The holiday season is upon us and whatever holiday it is you are celebrating, it comes with traditions, religious beliefs, family and food. We don’t always care for some of the traditions, but we continue them because that is what we do.   

We Italians center much of our traditions around food, at least that’s what we did every year at my godparents’ home or my Nona’s.

Christmas Eve at my grandparents was meatless — and I am sorry I saw the food before it was cooked. Watching a snail try to escape from the pot did it for me; I don’t care if it is a delicacy.  

I prefer to think calamari comes already breaded or in a great salad. Needless to say, these are dishes I do not cook. Over the years I have tempered the tradition, making it simpler and eradicating some of the unpleasant memories.
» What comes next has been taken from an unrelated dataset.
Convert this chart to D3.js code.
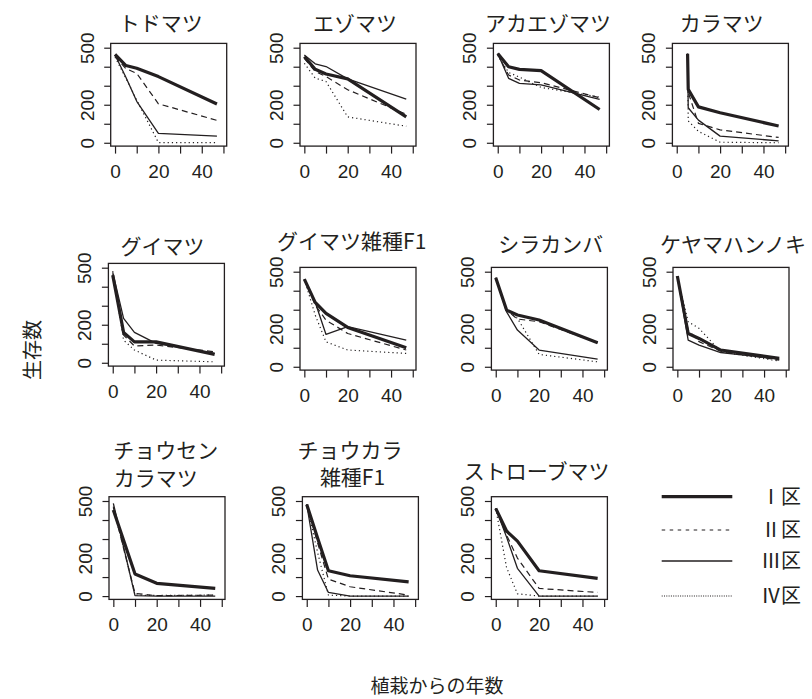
<!DOCTYPE html>
<html>
<head>
<meta charset="utf-8">
<script src="https://cdn.jsdelivr.net/npm/d3@7"></script>
<style>
  body { margin: 0; background: #fff; }
  svg text { fill: #231f20; }
</style>
</head>
<body>
<div id="chart"></div>
<script>
// --- data ---
const species = ["トドマツ", "エゾマツ", "アカエゾマツ", "カラマツ",
                 "グイマツ", "グイマツ雑種F1", "シラカンバ", "ケヤマハンノキ",
                 "チョウセン\nカラマツ", "チョウカラ\n雑種F1", "ストローブマツ"];

const years = [0, 5, 10, 20, 47];
const yearsKaramatsu = [5, 5.3, 10, 20, 47];
const yearsChosen = [0, 10, 20, 47];
const panelYears = [years, years, years, yearsKaramatsu,
                    years, years, years, years,
                    yearsChosen, years, years];

// one row per species, in the order above
const zoneI = [
  [465, 406, 392, 348, 204],
  [453, 387, 362, 336, 136],
  [470, 400, 386, 379, 175],
  [468, 281, 189, 158, 88],
  [461, 160, 110, 110, 44],
  [461, 339, 281, 207, 100],
  [468, 298, 272, 246, 126],
  [477, 175, 149, 88, 44],
  [453, 116, 67, 40],
  [482, 305, 133, 107, 75],
  [461, 342, 289, 133, 93]
];
const zoneII = [
  [455, 390, 365, 205, 118],
  [444, 375, 348, 279, 150],
  [465, 356, 330, 316, 237],
  [468, 265, 102, 68, 28],
  [465, 146, 88, 93, 58],
  [461, 325, 245, 175, 88],
  [468, 298, 251, 237, 126],
  [477, 193, 132, 82, 35],
  [465, 14, 2, 5],
  [482, 280, 89, 49, 5],
  [461, 321, 200, 40, 19]
];
const zoneIII = [
  [462, 345, 218, 49, 35],
  [462, 415, 401, 336, 230],
  [470, 339, 312, 304, 228],
  [468, 184, 119, 35, 10],
  [475, 233, 160, 102, 49],
  [461, 339, 170, 211, 140],
  [468, 289, 193, 88, 40],
  [477, 140, 114, 75, 40],
  [488, 2, 0, 0],
  [482, 137, 19, 0, 0],
  [461, 310, 146, 0, 0]
];
const zoneIV = [
  [450, 340, 225, 1, 1],
  [418, 340, 322, 136, 87],
  [460, 370, 345, 291, 240],
  [468, 115, 60, 3, 0],
  [482, 119, 67, 14, 5],
  [461, 272, 131, 88, 70],
  [468, 298, 255, 65, 26],
  [477, 237, 202, 79, 30],
  [470, 5, 3, 5],
  [482, 230, 5, 0, 0],
  [461, 150, 12, 0, 0]
];
const zones = [zoneI, zoneII, zoneIII, zoneIV];
const zoneLabels = ["Ⅰ区", "Ⅱ区", "Ⅲ区", "Ⅳ区"];

const xTicks = [0, 10, 20, 30, 40, 50];
const xTickLabels = [0, 20, 40];
const yTicks = [0, 100, 200, 300, 400, 500];
const yTickLabels = [0, 200, 500];

// --- layout ---
const W = 812, H = 699;
const ink = "#231f20";
const numFont = "'Liberation Sans', Arial, sans-serif";
const jpFont = "'Noto Sans CJK JP', sans-serif";
const boxW = 116, boxH = 102.7;
const boxLeft = [110.7, 300, 493.4, 672.4, 108.4, 300, 491.4, 673, 109, 302.4, 491.4];
const boxTop  = [43.4, 43.4, 43.4, 43.4, 263.4, 267.4, 267.4, 267.4, 496.7, 496.7, 496.7];
const titleX = [[160.8], [355], [548], [721.7], [162.5], [351.7], [550.8], [733],
                [165.8, 155.8], [350, 352.5], [536.7]];
const titleY = [[31], [31], [31], [31], [254], [249], [252], [252],
                [457.5, 486], [457.5, 485], [479]];

const zoneStyle = [
  { width: 3.2, dash: null },
  { width: 1.2, dash: "6,4" },
  { width: 1.3, dash: null },
  { width: 1.2, dash: "1.2,3" }
];
const legendDash = [null, "3.5,4.5", null, "1,1.3"];

const x = d3.scaleLinear().domain([-2, 51.5]).range([0, boxW]);
const y = d3.scaleLinear().domain([-17.5, 522.6]).range([boxH, 0]);

const svg = d3.select("#chart").append("svg")
    .attr("width", W)
    .attr("height", H);

species.forEach((name, i) => {
    const g = svg.append("g")
        .attr("transform", `translate(${boxLeft[i]},${boxTop[i]})`);

    // x axis
    const xa = g.append("g")
        .attr("transform", `translate(0,${boxH})`)
        .call(d3.axisBottom(x)
            .tickValues(xTicks)
            .tickSize(7.5)
            .tickPadding(11)
            .tickFormat(d => xTickLabels.includes(d) ? d : ""))
        .attr("font-size", null)
        .attr("font-family", null);
    xa.select(".domain").remove();
    xa.selectAll("line").attr("stroke", ink).attr("stroke-width", 1.2);
    xa.selectAll("text")
        .attr("font-family", numFont)
        .attr("font-size", 19)
        .attr("fill", ink);

    // y axis, labels turned like R's default
    const ya = g.append("g")
        .call(d3.axisLeft(y)
            .tickValues(yTicks)
            .tickSize(6.5)
            .tickFormat(d => yTickLabels.includes(d) ? d : ""))
        .attr("font-size", null)
        .attr("font-family", null);
    ya.select(".domain").remove();
    ya.selectAll("line").attr("stroke", ink).attr("stroke-width", 1.2);
    ya.selectAll("text")
        .attr("x", 0).attr("dy", 0)
        .attr("text-anchor", "middle")
        .attr("transform", "translate(-17,0) rotate(-90)")
        .attr("font-family", numFont)
        .attr("font-size", 19)
        .attr("fill", ink);

    // box
    g.append("rect")
        .attr("width", boxW).attr("height", boxH)
        .attr("fill", "none")
        .attr("stroke", ink)
        .attr("stroke-width", 1.3);

    // lines, drawn IV first so the thick one stays on top
    const line = d3.line()
        .x((d, k) => x(panelYears[i][k]))
        .y(d => y(d));
    [3, 2, 1, 0].forEach(z => {
        g.append("path")
            .attr("d", line(zones[z][i]))
            .attr("fill", "none")
            .attr("stroke", ink)
            .attr("stroke-width", zoneStyle[z].width)
            .attr("stroke-dasharray", zoneStyle[z].dash)
            .attr("stroke-linejoin", "round");
    });

    // title
    name.split("\n").forEach((t, k) => {
        svg.append("text")
            .attr("x", titleX[i][k])
            .attr("y", titleY[i][k])
            .attr("text-anchor", "middle")
            .style("font-family", jpFont)
            .style("font-size", "21px")
            .text(t);
    });
});

// legend
const legendY = [496.7, 530, 561, 596];
zoneLabels.forEach((lab, z) => {
    svg.append("line")
        .attr("x1", 661.7).attr("x2", 732.3)
        .attr("y1", legendY[z]).attr("y2", legendY[z])
        .attr("stroke", ink)
        .attr("stroke-width", zoneStyle[z].width)
        .attr("stroke-dasharray", legendDash[z]);
    svg.append("text")
        .attr("x", 801)
        .attr("y", legendY[z] + 7)
        .attr("text-anchor", "end")
        .style("font-family", jpFont)
        .style("font-size", "20px")
        .text(lab);
});

// axis titles
svg.append("text")
    .attr("transform", "translate(40,350) rotate(-90)")
    .attr("text-anchor", "middle")
    .style("font-family", jpFont)
    .style("font-size", "20px")
    .text("生存数");

svg.append("text")
    .attr("x", 437)
    .attr("y", 693)
    .attr("text-anchor", "middle")
    .style("font-family", jpFont)
    .style("font-size", "19px")
    .text("植栽からの年数");
</script>
</body>
</html>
But sweets at the Italian table are just that sweet! We always had panettone, which is a sweet bread that originated in Milan. Nothing is better than a slice toasted with butter. For those of you of Czech descent it is similar to a houska

Nona and Kiki (the names we called our maternal grandparents) also had panforte which hails from the Tuscany region. If you are a fan of fruit cake, you will like panforte, because it contains fruits and nuts.  
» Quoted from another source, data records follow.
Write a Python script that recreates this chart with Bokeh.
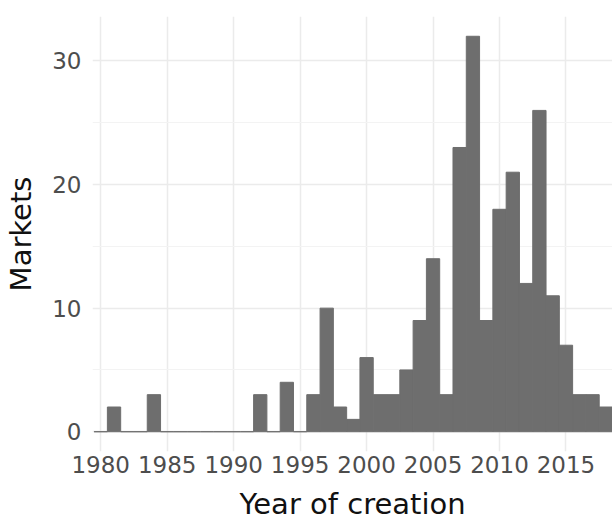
from bokeh.plotting import figure
from bokeh.models import ColumnDataSource, FixedTicker, Range1d
from bokeh.embed import file_html
from bokeh.resources import INLINE

# Data: markets created per year (histogram, 1-year bins)
years = list(range(1980, 2019))
markets = [0, 2, 0, 0, 3, 0, 0, 0, 0, 0, 0, 0, 3, 0, 4, 0, 3, 10, 2, 1,
           6, 3, 3, 5, 9, 14, 3, 23, 32, 9, 18, 21, 12, 26, 11, 7, 3, 3, 2]
x_ticks = [1980, 1985, 1990, 1995, 2000, 2005, 2010, 2015]
y_ticks = [0, 10, 20, 30]
y_minor = [5, 15, 25]
x_title = "Year of creation"
y_title = "Markets"

src = ColumnDataSource(dict(
    left=[y - 0.5 for y in years],
    right=[y + 0.5 for y in years],
    top=markets,
    bottom=[0] * len(years),
))

FONT = "DejaVu Sans"
W, H = 612, 523
BL, BT, BB = 92, 16, 71
p = figure(width=W, height=H, output_backend="svg", toolbar_location=None,
           x_range=Range1d(1979.38, 2018.5), y_range=Range1d(-1.6, 33.6),
           min_border_left=BL, min_border_right=0, min_border_top=BT,
           min_border_bottom=BB)
p.outline_line_color = None
p.background_fill_color = "white"
p.border_fill_color = "white"

p.quad(left="left", right="right", top="top", bottom="bottom", source=src,
       fill_color="#6e6e6e", line_color="#6e6e6e", line_width=1)

p.xaxis.ticker = FixedTicker(ticks=x_ticks)
p.yaxis.ticker = FixedTicker(ticks=y_ticks, minor_ticks=y_minor)

for ax in (p.xaxis[0], p.yaxis[0]):
    ax.axis_line_color = None
    ax.major_tick_line_color = None
    ax.minor_tick_line_color = None
    ax.major_tick_out = 0
    ax.major_tick_in = 0
    ax.major_label_text_font = FONT
    ax.major_label_text_font_size = "23px"
    ax.major_label_text_color = "#4d4d4d"
    ax.axis_label_text_font = FONT
    ax.axis_label_text_font_size = "29px"
    ax.axis_label_text_font_style = "normal"
    ax.axis_label_text_color = "#111111"

p.xaxis.axis_label = x_title
p.yaxis.axis_label = y_title
p.xaxis.major_label_standoff = 4
p.yaxis.major_label_standoff = 7
p.xaxis.axis_label_standoff = 11
p.yaxis.axis_label_standoff = 11

p.xgrid.grid_line_color = "#ebebeb"
p.xgrid.grid_line_width = 1.5
p.ygrid.grid_line_color = "#ebebeb"
p.ygrid.grid_line_width = 1.5
p.ygrid.minor_grid_line_color = "#f3f3f3"
p.ygrid.minor_grid_line_width = 1.2

open("out.html", "w").write(file_html(p, INLINE))
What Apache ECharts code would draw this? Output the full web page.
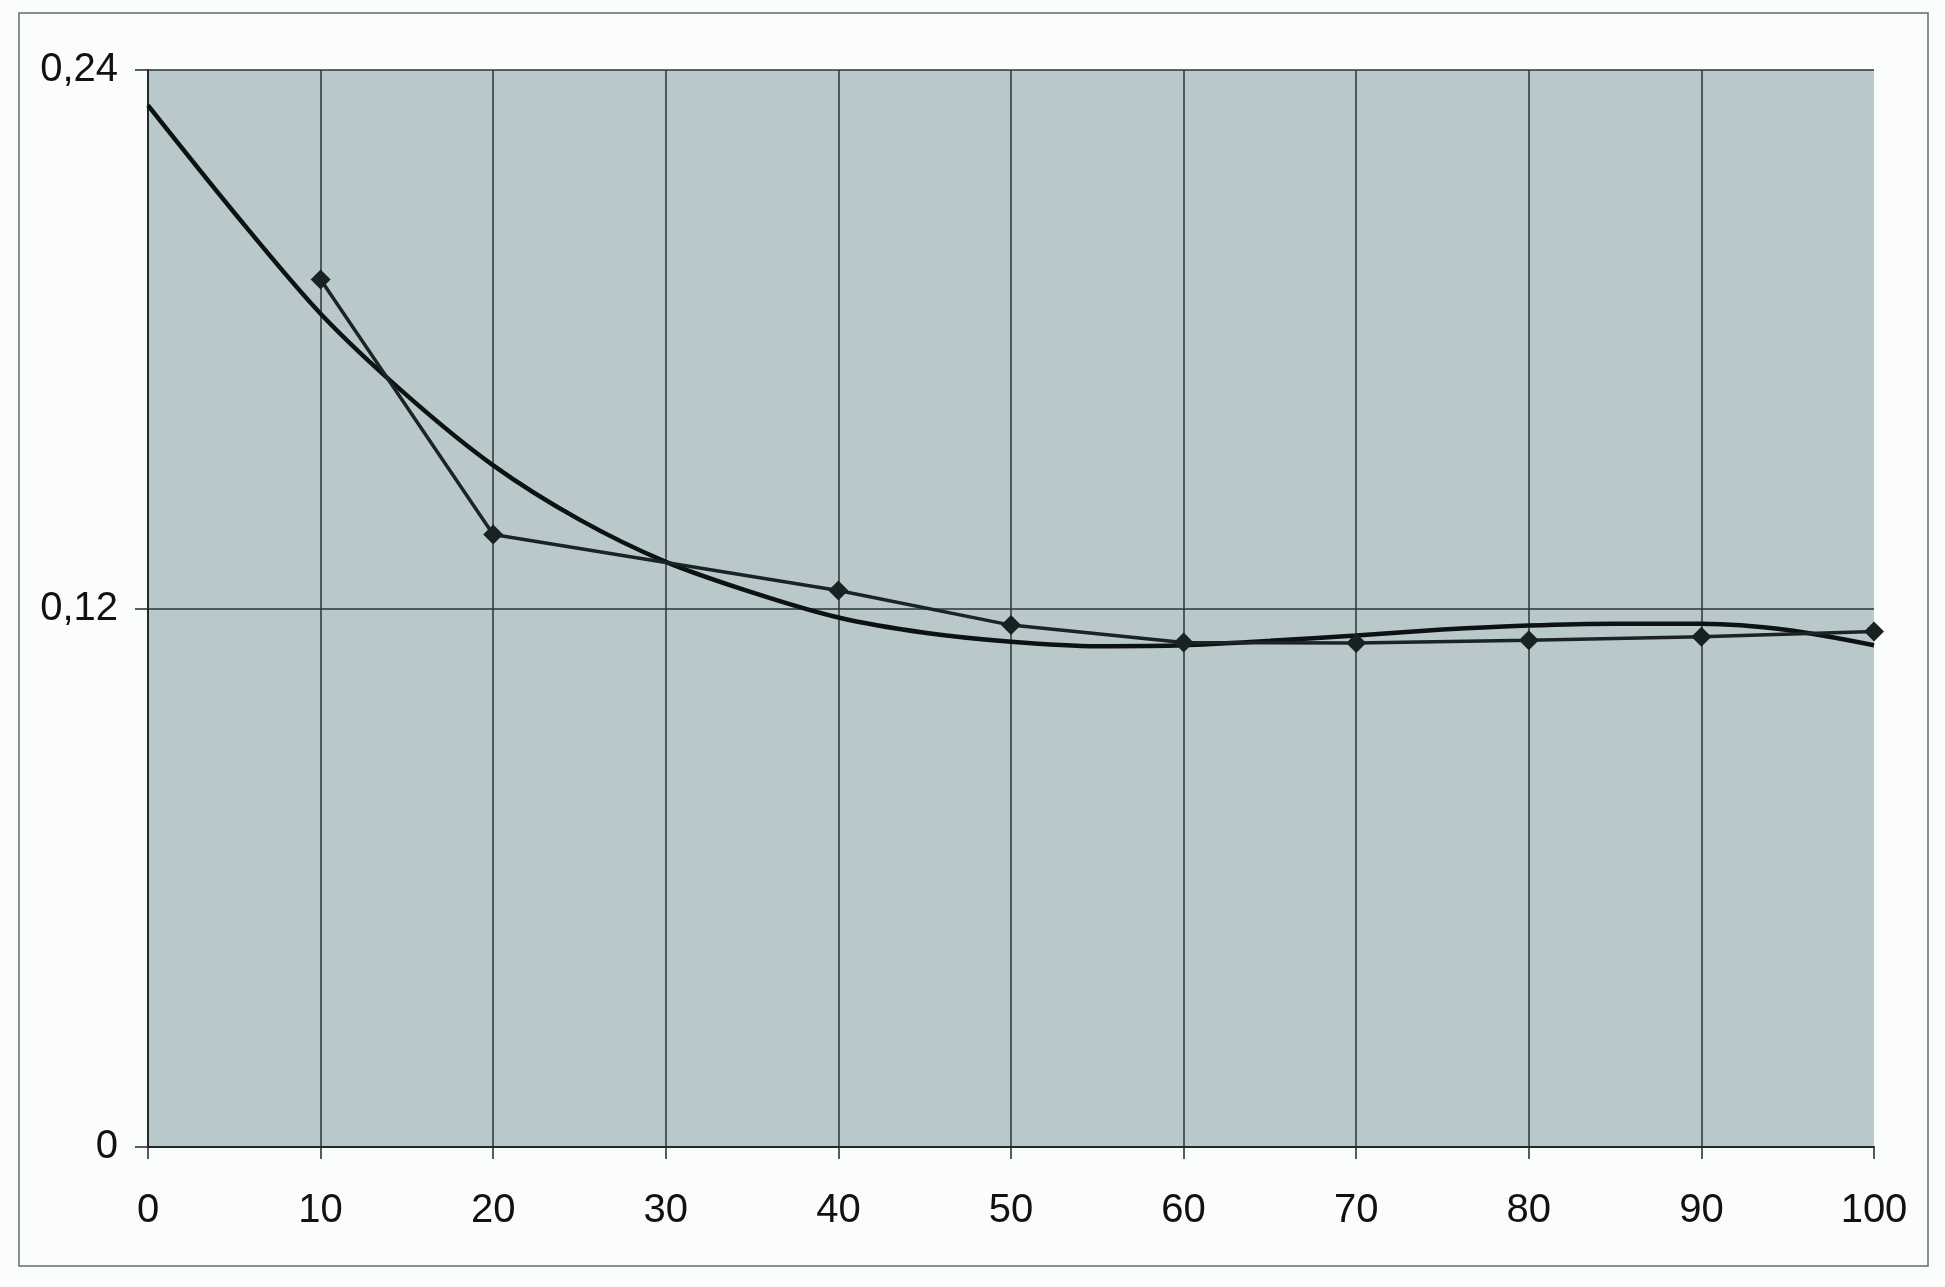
<!DOCTYPE html>
<html>
<head>
<meta charset="utf-8">
<script src="https://cdn.jsdelivr.net/npm/echarts@6/dist/echarts.min.js"></script>
<style>
html,body{margin:0;padding:0;background:#fbfdfd;}
#c{width:1945px;height:1287px;}
</style>
</head>
<body>
<div id="c"></div>
<script>
// measured points (with diamond markers)
const measuredX = [10, 20, 40, 50, 60, 70, 80, 90, 100];
const measuredY = [0.1933, 0.1365, 0.1240, 0.1163, 0.1124, 0.1123, 0.1129, 0.1137, 0.1149];
// smooth trend curve
const trendX = [0, 5, 10, 15, 20, 25, 30, 35, 40, 45, 50, 55, 60, 65, 70, 75, 80, 85, 90, 95, 100];
const trendY = [0.2321, 0.2082, 0.1857, 0.1675, 0.1519, 0.1398, 0.1304, 0.1236, 0.1180, 0.1146, 0.1126, 0.1116, 0.1118, 0.1128, 0.1140, 0.1153, 0.1162, 0.1166, 0.1166, 0.1152, 0.1118];
// axis ticks
const xTicks = [0, 10, 20, 30, 40, 50, 60, 70, 80, 90, 100];
const yTicks = [0, 0.12, 0.24];

const chart = echarts.init(document.getElementById('c'), null, {renderer: 'canvas'});
const fmt = v => String(Math.round(v * 100) / 100).replace('.', ',');
chart.setOption({
  backgroundColor: '#fbfdfd',
  animation: false,
  grid: {left: 148, top: 70, right: 71, bottom: 140, show: true, backgroundColor: '#b9c8ca', borderWidth: 0},
  graphic: [{
    type: 'rect', shape: {x: 19, y: 13, width: 1909, height: 1253},
    style: {fill: 'none', stroke: '#5f6f70', lineWidth: 1.5}, z: -1
  }],
  xAxis: {
    type: 'value', min: xTicks[0], max: xTicks[xTicks.length - 1], interval: 10,
    axisLine: {show: true, lineStyle: {color: '#1e2a2b', width: 2}},
    axisTick: {show: true, length: 12, lineStyle: {color: '#1e2a2b', width: 1.5}},
    axisLabel: {color: '#111', fontSize: 40, fontFamily: 'Liberation Sans, Arial', margin: 44},
    splitLine: {show: true, showMaxLine: false, lineStyle: {color: '#2a3637', width: 1.5}}
  },
  yAxis: {
    type: 'value', min: yTicks[0], max: yTicks[yTicks.length - 1], interval: 0.12,
    axisLine: {show: true, lineStyle: {color: '#1e2a2b', width: 2}},
    axisTick: {show: true, length: 13, lineStyle: {color: '#1e2a2b', width: 1.5}},
    axisLabel: {color: '#111', fontSize: 40, fontFamily: 'Liberation Sans, Arial', margin: 30, formatter: fmt},
    splitLine: {show: true, lineStyle: {color: '#2a3637', width: 1.5}}
  },
  series: [
    {
      type: 'line', data: trendX.map((x, i) => [x, trendY[i]]),
      smooth: 0.3, showSymbol: false, symbol: 'none',
      lineStyle: {color: '#0c1212', width: 4.5}, z: 3
    },
    {
      type: 'line', data: measuredX.map((x, i) => [x, measuredY[i]]),
      symbol: 'diamond', symbolSize: 20, showSymbol: true,
      itemStyle: {color: '#182222'},
      lineStyle: {color: '#1a2424', width: 3.5}, z: 4
    }
  ]
});
</script>
</body>
</html>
It’s not one of my favorites, but for some odd reason once a year, I have a piece for the sake of tradition. I also will have a small slice of fruit cake for the same reason. I can remember my mother receiving a fruit cake, which was round with a hole in the center in a sealed tin. She put a shot glass with brandy in the center and kept the lid on the tin, need I say more. I didn’t get to taste that fruit cake until I was older.

My family were not bakers, so the wonderful Italian cookies came from the bakery. I also am not a baker, but I am lucky enough to have a good friend who is a wonderful baker — her initials are T.H.

Candy didn’t come in the form of chocolate Santas. It was torrone, a nougat candy that came in little boxes with pretty pictures which I liked to save. They were either plain or chocolate with lemon, orange or vanilla flavors.

Whatever your beliefs, some traditions are fun to hold onto and pass on. But I’m still not going to clean octopus, eels or snails.